Data block:

━━━━━━━━━━

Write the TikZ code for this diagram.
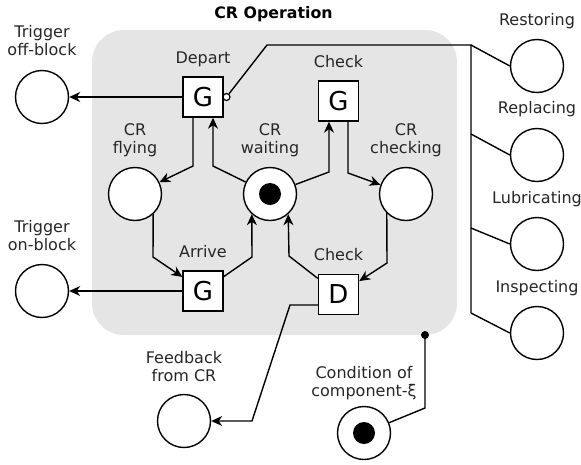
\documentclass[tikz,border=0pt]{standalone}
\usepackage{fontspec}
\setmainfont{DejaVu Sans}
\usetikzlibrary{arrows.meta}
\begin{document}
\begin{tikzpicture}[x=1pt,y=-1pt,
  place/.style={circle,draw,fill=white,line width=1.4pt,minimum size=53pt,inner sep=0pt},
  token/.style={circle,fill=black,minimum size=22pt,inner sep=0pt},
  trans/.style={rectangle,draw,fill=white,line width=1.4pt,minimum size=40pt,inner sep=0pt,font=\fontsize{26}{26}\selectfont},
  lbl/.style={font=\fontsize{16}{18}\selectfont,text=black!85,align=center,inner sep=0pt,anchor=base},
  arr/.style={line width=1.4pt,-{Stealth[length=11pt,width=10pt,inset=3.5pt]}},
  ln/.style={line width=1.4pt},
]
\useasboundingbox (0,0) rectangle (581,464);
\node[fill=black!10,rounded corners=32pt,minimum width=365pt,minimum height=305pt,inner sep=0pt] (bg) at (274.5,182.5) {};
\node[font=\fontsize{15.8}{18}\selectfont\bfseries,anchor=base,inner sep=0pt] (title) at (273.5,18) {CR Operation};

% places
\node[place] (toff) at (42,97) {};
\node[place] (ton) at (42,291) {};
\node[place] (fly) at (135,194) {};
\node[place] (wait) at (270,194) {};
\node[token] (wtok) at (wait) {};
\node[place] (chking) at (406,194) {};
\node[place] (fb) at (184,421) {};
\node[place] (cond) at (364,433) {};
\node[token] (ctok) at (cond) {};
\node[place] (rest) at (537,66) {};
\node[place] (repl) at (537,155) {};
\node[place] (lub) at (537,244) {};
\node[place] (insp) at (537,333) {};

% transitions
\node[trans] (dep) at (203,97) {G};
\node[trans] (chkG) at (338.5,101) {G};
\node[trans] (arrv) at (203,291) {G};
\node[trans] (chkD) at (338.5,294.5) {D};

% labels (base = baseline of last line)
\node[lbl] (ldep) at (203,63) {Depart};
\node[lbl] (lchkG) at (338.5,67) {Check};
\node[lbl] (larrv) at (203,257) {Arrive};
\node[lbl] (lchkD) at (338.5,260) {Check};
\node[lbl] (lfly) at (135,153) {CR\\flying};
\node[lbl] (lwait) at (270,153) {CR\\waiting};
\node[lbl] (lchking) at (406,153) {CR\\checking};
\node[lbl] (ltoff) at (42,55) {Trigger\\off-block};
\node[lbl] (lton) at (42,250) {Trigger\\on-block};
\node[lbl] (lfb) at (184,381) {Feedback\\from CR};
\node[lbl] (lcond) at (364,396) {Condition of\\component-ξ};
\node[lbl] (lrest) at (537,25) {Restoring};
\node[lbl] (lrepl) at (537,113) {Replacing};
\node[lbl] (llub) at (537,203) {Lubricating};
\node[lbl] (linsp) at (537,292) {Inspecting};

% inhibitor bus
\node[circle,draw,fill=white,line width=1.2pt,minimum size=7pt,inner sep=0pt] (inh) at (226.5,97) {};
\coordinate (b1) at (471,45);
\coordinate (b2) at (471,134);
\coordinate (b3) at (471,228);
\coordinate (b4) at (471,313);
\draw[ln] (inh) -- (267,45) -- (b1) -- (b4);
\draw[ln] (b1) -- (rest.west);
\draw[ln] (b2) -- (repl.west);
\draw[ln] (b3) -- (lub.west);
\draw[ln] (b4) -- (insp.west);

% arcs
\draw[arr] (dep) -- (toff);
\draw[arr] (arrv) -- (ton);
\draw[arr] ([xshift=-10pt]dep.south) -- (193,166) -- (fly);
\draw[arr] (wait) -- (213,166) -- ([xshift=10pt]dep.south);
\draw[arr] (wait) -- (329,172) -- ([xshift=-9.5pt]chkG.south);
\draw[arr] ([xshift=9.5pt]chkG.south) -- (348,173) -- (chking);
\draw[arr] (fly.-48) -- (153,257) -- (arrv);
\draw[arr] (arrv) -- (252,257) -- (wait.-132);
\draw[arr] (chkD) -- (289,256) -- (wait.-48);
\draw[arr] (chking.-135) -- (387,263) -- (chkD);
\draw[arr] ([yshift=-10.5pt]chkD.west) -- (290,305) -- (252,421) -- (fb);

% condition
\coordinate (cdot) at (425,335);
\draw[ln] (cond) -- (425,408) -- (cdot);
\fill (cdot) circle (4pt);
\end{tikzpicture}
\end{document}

━━━━━━━━━━

Task objective: Write out every line above exactly as it is, leaving out the pictures.

Final result:
Write the TikZ code for this diagram.
\documentclass[tikz,border=0pt]{standalone}
\usepackage{fontspec}
\setmainfont{DejaVu Sans}
\usetikzlibrary{arrows.meta}
\begin{document}
\begin{tikzpicture}[x=1pt,y=-1pt,
  place/.style={circle,draw,fill=white,line width=1.4pt,minimum size=53pt,inner sep=0pt},
  token/.style={circle,fill=black,minimum size=22pt,inner sep=0pt},
  trans/.style={rectangle,draw,fill=white,line width=1.4pt,minimum size=40pt,inner sep=0pt,font=\fontsize{26}{26}\selectfont},
  lbl/.style={font=\fontsize{16}{18}\selectfont,text=black!85,align=center,inner sep=0pt,anchor=base},
  arr/.style={line width=1.4pt,-{Stealth[length=11pt,width=10pt,inset=3.5pt]}},
  ln/.style={line width=1.4pt},
]
\useasboundingbox (0,0) rectangle (581,464);
\node[fill=black!10,rounded corners=32pt,minimum width=365pt,minimum height=305pt,inner sep=0pt] (bg) at (274.5,182.5) {};
\node[font=\fontsize{15.8}{18}\selectfont\bfseries,anchor=base,inner sep=0pt] (title) at (273.5,18) {CR Operation};

% places
\node[place] (toff) at (42,97) {};
\node[place] (ton) at (42,291) {};
\node[place] (fly) at (135,194) {};
\node[place] (wait) at (270,194) {};
\node[token] (wtok) at (wait) {};
\node[place] (chking) at (406,194) {};
\node[place] (fb) at (184,421) {};
\node[place] (cond) at (364,433) {};
\node[token] (ctok) at (cond) {};
\node[place] (rest) at (537,66) {};
\node[place] (repl) at (537,155) {};
\node[place] (lub) at (537,244) {};
\node[place] (insp) at (537,333) {};

% transitions
\node[trans] (dep) at (203,97) {G};
\node[trans] (chkG) at (338.5,101) {G};
\node[trans] (arrv) at (203,291) {G};
\node[trans] (chkD) at (338.5,294.5) {D};

% labels (base = baseline of last line)
\node[lbl] (ldep) at (203,63) {Depart};
\node[lbl] (lchkG) at (338.5,67) {Check};
\node[lbl] (larrv) at (203,257) {Arrive};
\node[lbl] (lchkD) at (338.5,260) {Check};
\node[lbl] (lfly) at (135,153) {CR\\flying};
\node[lbl] (lwait) at (270,153) {CR\\waiting};
\node[lbl] (lchking) at (406,153) {CR\\checking};
\node[lbl] (ltoff) at (42,55) {Trigger\\off-block};
\node[lbl] (lton) at (42,250) {Trigger\\on-block};
\node[lbl] (lfb) at (184,381) {Feedback\\from CR};
\node[lbl] (lcond) at (364,396) {Condition of\\component-ξ};
\node[lbl] (lrest) at (537,25) {Restoring};
\node[lbl] (lrepl) at (537,113) {Replacing};
\node[lbl] (llub) at (537,203) {Lubricating};
\node[lbl] (linsp) at (537,292) {Inspecting};

% inhibitor bus
\node[circle,draw,fill=white,line width=1.2pt,minimum size=7pt,inner sep=0pt] (inh) at (226.5,97) {};
\coordinate (b1) at (471,45);
\coordinate (b2) at (471,134);
\coordinate (b3) at (471,228);
\coordinate (b4) at (471,313);
\draw[ln] (inh) -- (267,45) -- (b1) -- (b4);
\draw[ln] (b1) -- (rest.west);
\draw[ln] (b2) -- (repl.west);
\draw[ln] (b3) -- (lub.west);
\draw[ln] (b4) -- (insp.west);

% arcs
\draw[arr] (dep) -- (toff);
\draw[arr] (arrv) -- (ton);
\draw[arr] ([xshift=-10pt]dep.south) -- (193,166) -- (fly);
\draw[arr] (wait) -- (213,166) -- ([xshift=10pt]dep.south);
\draw[arr] (wait) -- (329,172) -- ([xshift=-9.5pt]chkG.south);
\draw[arr] ([xshift=9.5pt]chkG.south) -- (348,173) -- (chking);
\draw[arr] (fly.-48) -- (153,257) -- (arrv);
\draw[arr] (arrv) -- (252,257) -- (wait.-132);
\draw[arr] (chkD) -- (289,256) -- (wait.-48);
\draw[arr] (chking.-135) -- (387,263) -- (chkD);
\draw[arr] ([yshift=-10.5pt]chkD.west) -- (290,305) -- (252,421) -- (fb);

% condition
\coordinate (cdot) at (425,335);
\draw[ln] (cond) -- (425,408) -- (cdot);
\fill (cdot) circle (4pt);
\end{tikzpicture}
\end{document}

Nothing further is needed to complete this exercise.